Teach Computer Coding with Flocabulary + Tynker!
1 Hook: Get kids excited about computer programming!
Pull up the Computer Programming is a Process video on Flocabulary here: https://www.flocabulary.com/unit/computer-programming/
If you have learning objectives up in your room or on your PowerPoint, make sure you have students read through it.
Tell students you are about to watch a video about computer programming. Tell them that there are 5 steps to computer programming, and ask them to pay special attention to those five steps and remember them!
Students will watch the video and pay special attention to the five steps of computer programming.
2 Talk through steps of computer programming!
As students turn-and-talk about the five steps of computer programming, circulate the room to ensure students remember and understand the five steps.
Have students do a turn-and-talk about what the five steps of computer programming is.

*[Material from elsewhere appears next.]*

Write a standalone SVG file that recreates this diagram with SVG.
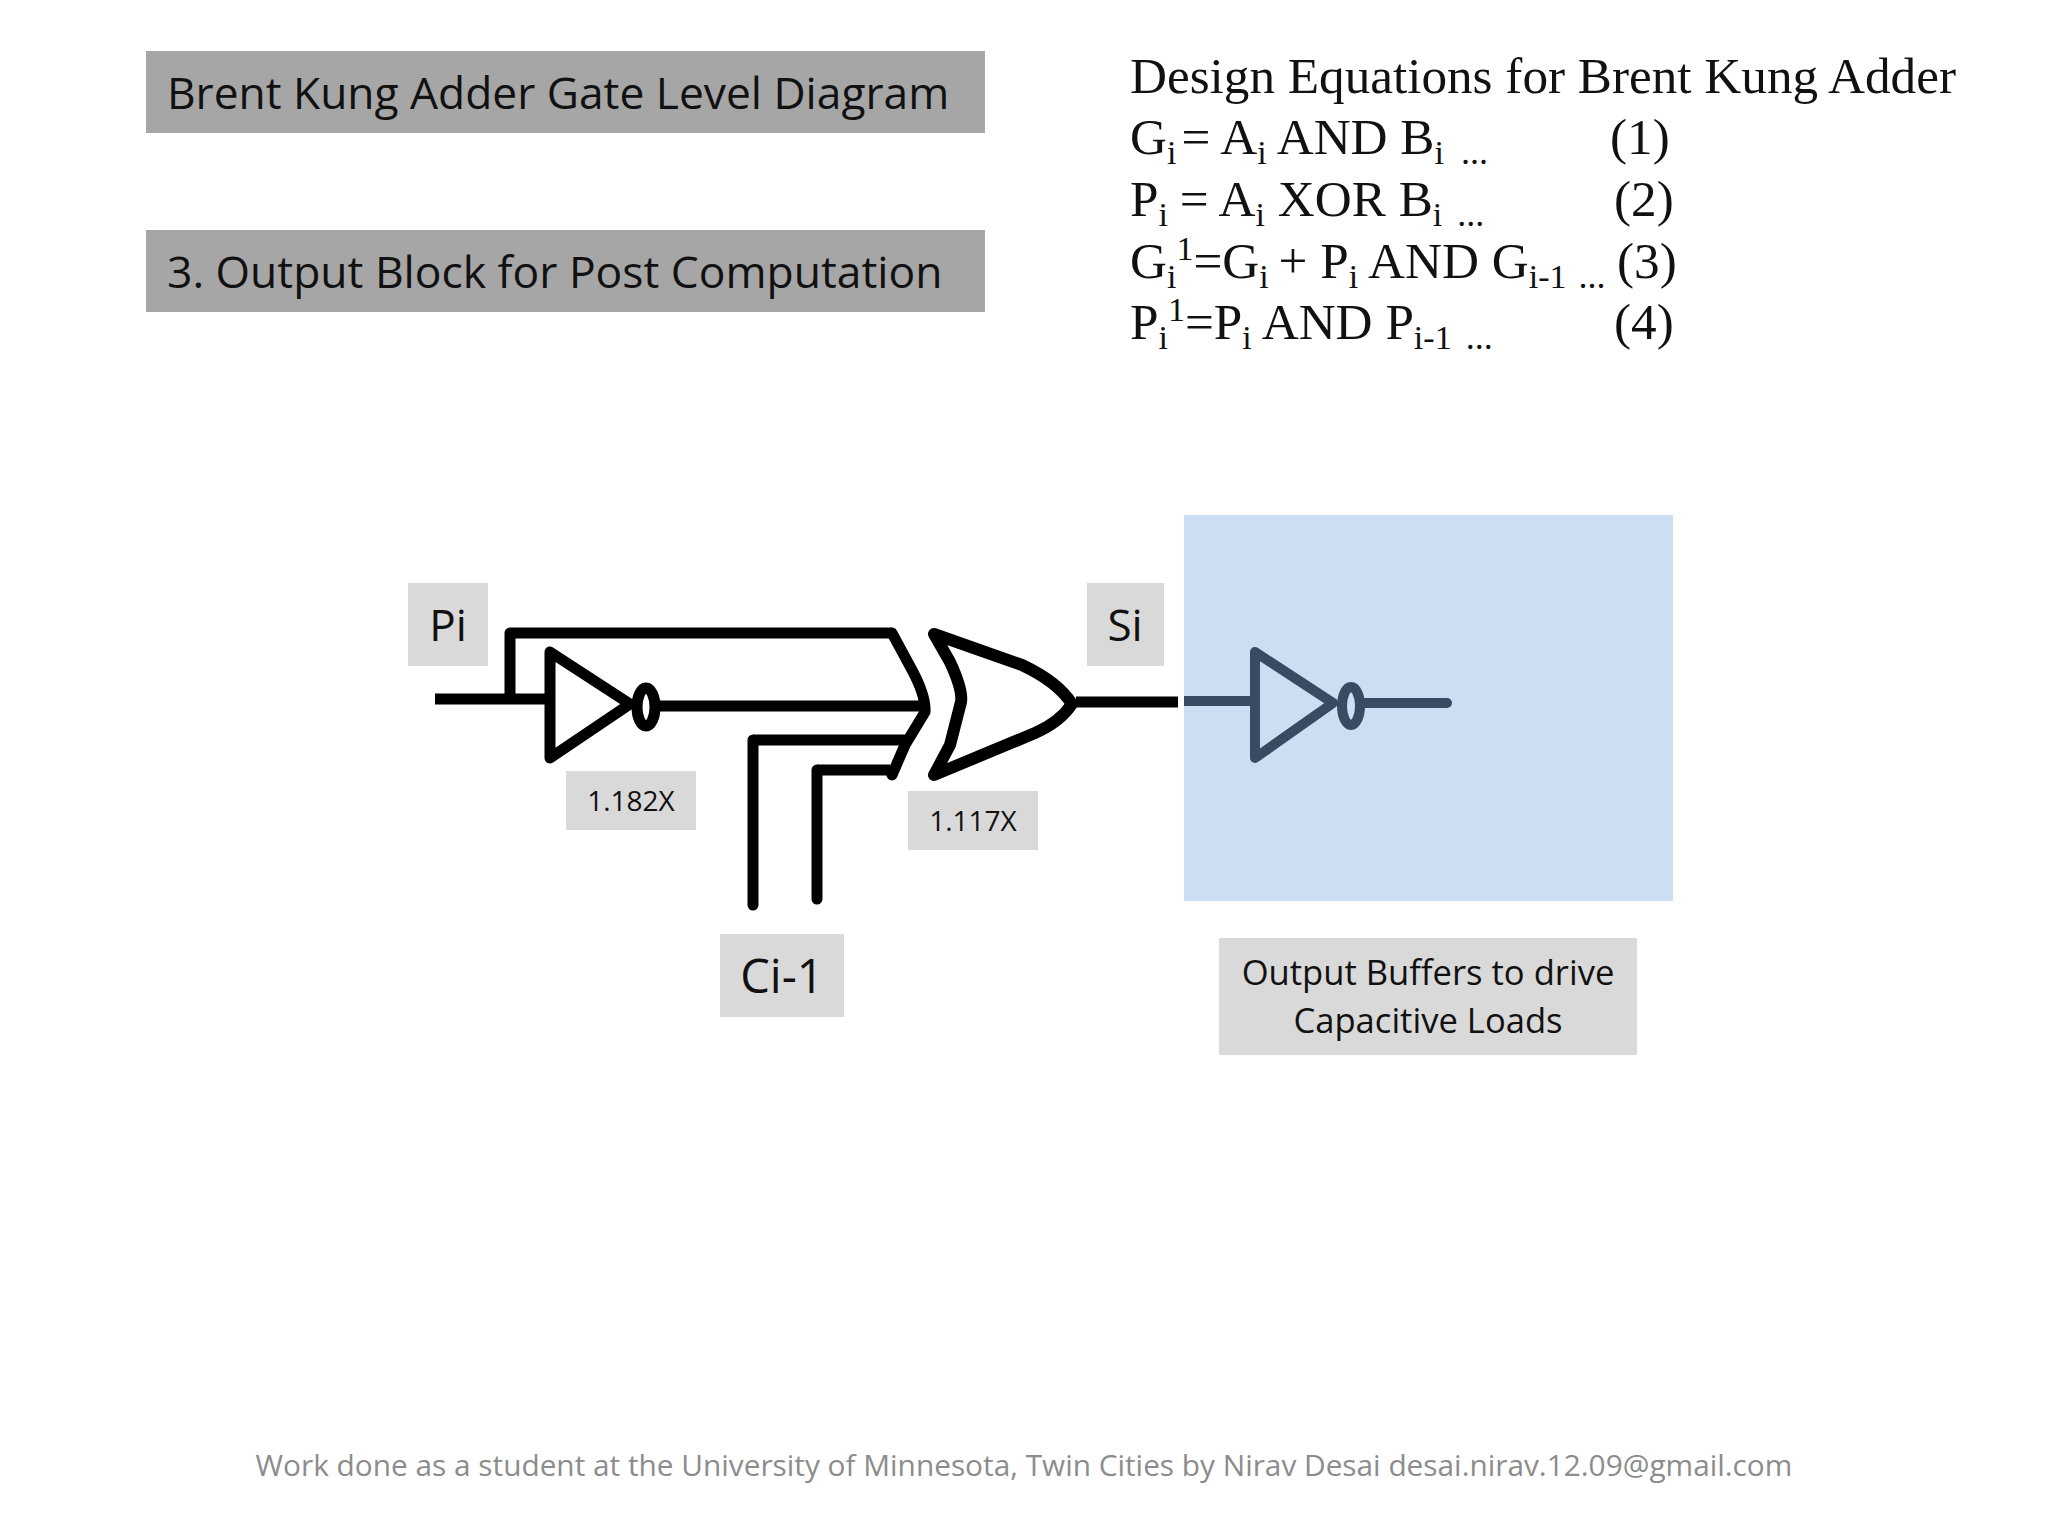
<svg xmlns="http://www.w3.org/2000/svg" width="2048" height="1536" viewBox="0 0 2048 1536">
<style>
.sans{font-family:"Open Sans","Noto Sans",sans-serif;fill:#111}
.eq{font-family:"Liberation Serif",serif;font-size:51.2px;fill:#111}
.sub{font-size:34px}
.dots{font-size:36px}
.lab{fill:#d9d9d9}
.hd{fill:#a6a6a6}
.w{fill:none;stroke:#000;stroke-width:11;stroke-linejoin:round;stroke-linecap:round}
.x{stroke-width:12}
.wb{fill:none;stroke:#000;stroke-width:11;stroke-linejoin:round;stroke-linecap:butt}
.b{fill:none;stroke:#3b4a63;stroke-width:10;stroke-linejoin:round;stroke-linecap:round}
.bb{fill:none;stroke:#3b4a63;stroke-width:10;stroke-linecap:butt}
</style>
<rect width="2048" height="1536" fill="#fff"/>
<g id="title"><rect class="hd" x="146" y="51" width="839" height="82"/><text class="sans" x="167" y="109" font-size="44.3">Brent Kung Adder Gate Level Diagram</text></g>
<g id="subtitle"><rect class="hd" x="146" y="230" width="839" height="82"/><text class="sans" x="167" y="288" font-size="44.4">3. Output Block for Post Computation</text></g>
<g id="equations">
<text class="eq" x="1130" y="93">Design Equations for Brent Kung Adder</text>
<text class="eq" x="1130" y="154">G<tspan class="sub" dy="10">i</tspan><tspan dy="-10" dx="5">= A</tspan><tspan class="sub" dy="10">i</tspan><tspan dy="-10"> AND B</tspan><tspan class="sub" dy="10">i</tspan><tspan class="dots" dx="8"> ...</tspan></text>
<text class="eq" x="1610" y="154">(1)</text>
<text class="eq" x="1130" y="216">P<tspan class="sub" dy="10">i</tspan><tspan dy="-10" dx="-1"> = A</tspan><tspan class="sub" dy="10">i</tspan><tspan dy="-10"> XOR B</tspan><tspan class="sub" dy="10">i</tspan><tspan class="dots" dx="6"> ...</tspan></text>
<text class="eq" x="1614" y="216">(2)</text>
<text class="eq" x="1130" y="278">G<tspan class="sub" dy="10">i</tspan><tspan class="sub" dy="-28">1</tspan><tspan dy="18">=G</tspan><tspan class="sub" dy="10">i</tspan><tspan dy="-10" dx="-3"> + P</tspan><tspan class="sub" dy="10">i</tspan><tspan dy="-10"> AND G</tspan><tspan class="sub" dy="10">i-1</tspan><tspan class="dots" dx="3"> ...</tspan></text>
<text class="eq" x="1617" y="278">(3)</text>
<text class="eq" x="1130" y="339">P<tspan class="sub" dy="10">i</tspan><tspan class="sub" dy="-28">1</tspan><tspan dy="18">=P</tspan><tspan class="sub" dy="10">i</tspan><tspan dy="-10"> AND P</tspan><tspan class="sub" dy="10">i-1</tspan><tspan class="dots" dx="5"> ...</tspan></text>
<text class="eq" x="1614" y="339">(4)</text>
</g>
<g id="output-region"><rect x="1184" y="515" width="489" height="386" fill="#cddef3"/></g>
<g id="label-pi"><rect class="lab" x="408" y="583" width="80" height="83"/><text class="sans" x="448" y="641" font-size="44" text-anchor="middle">Pi</text></g>
<g id="label-si"><rect class="lab" x="1087" y="583" width="77" height="83"/><text class="sans" x="1125" y="641" font-size="44" text-anchor="middle">Si</text></g>
<g id="label-ci"><rect class="lab" x="720" y="934" width="124" height="83"/><text class="sans" x="782" y="993" font-size="47" text-anchor="middle">Ci-1</text></g>
<g id="label-1182"><rect class="lab" x="566" y="771" width="130" height="59"/><text class="sans" x="631" y="811" font-size="28" text-anchor="middle">1.182X</text></g>
<g id="label-1117"><rect class="lab" x="908" y="791" width="130" height="59"/><text class="sans" x="973" y="831" font-size="28" text-anchor="middle">1.117X</text></g>
<g id="label-buffers"><rect class="lab" x="1219" y="938" width="418" height="117"/><text class="sans" x="1428" y="985" font-size="34.6" text-anchor="middle">Output Buffers to drive</text><text class="sans" x="1428" y="1033" font-size="34.6" text-anchor="middle">Capacitive Loads</text></g>
<g id="inverter-1"><path class="w" d="M550 652V758L630 704Z"/><ellipse class="w" cx="646" cy="707" rx="9" ry="19"/></g>
<g id="xor-gate"><path class="w" d="M892 633L912 670Q926 696 925 712L905 745L892 775"/><path class="w x" d="M934 634L950 662Q963 690 961 702L950 745L934 775L1035 733Q1060 722 1072 704Q1058 682 1022 665Z"/></g>
<g id="inverter-2"><path class="b" d="M1255 652V758L1333 703Z"/><ellipse class="b" cx="1351" cy="706" rx="9" ry="19"/></g>
<g id="connectors">
<path class="wb" d="M435 699H550M510 699V633H892M660 706H925M753 740H905M817 770H890M1076 702H1178"/>
<path class="w" d="M753 905V740M817 899V770"/>
<path class="bb" d="M1184 701H1255"/><path class="b" d="M1363 703H1447"/>
</g>
<g id="footer"><text class="sans" x="1024" y="1476" font-size="29.8" text-anchor="middle" style="fill:#8c8c8c">Work done as a student at the University of Minnesota, Twin Cities by Nirav Desai desai.nirav.12.09@gmail.com</text></g>
</svg>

3 Complete Printable Activity or Lyric Lab on Flocabulary
4 Put your coding knowledge into practice!
Now that students have learned about computer programming, have them go on to Tynker to practice the five steps of computer programming!
If you have purchased Tynker, you can assign content to students based on their grade level.
If you haven't purchased Tynker, there are many free activities that can keep students busy for the remainder of the class period. Find one and share the link with them!
While students work, circulate and check in with students.
5 Close out the lesson!
After students have had at least 20 minutes on Tynker, pull them together to complete either a circle share (where each student shares one sentence about their experience using a sentence starter like: One way I acted like computer programmer was...) or a turn-and-talk.
Close out the lesson with writing down the ways students used computer programming skills and the five steps to computer programming.
Key Standards Supported
Generate and compare multiple possible solutions to a problem based on how well each is likely to meet the criteria and constraints of the problem.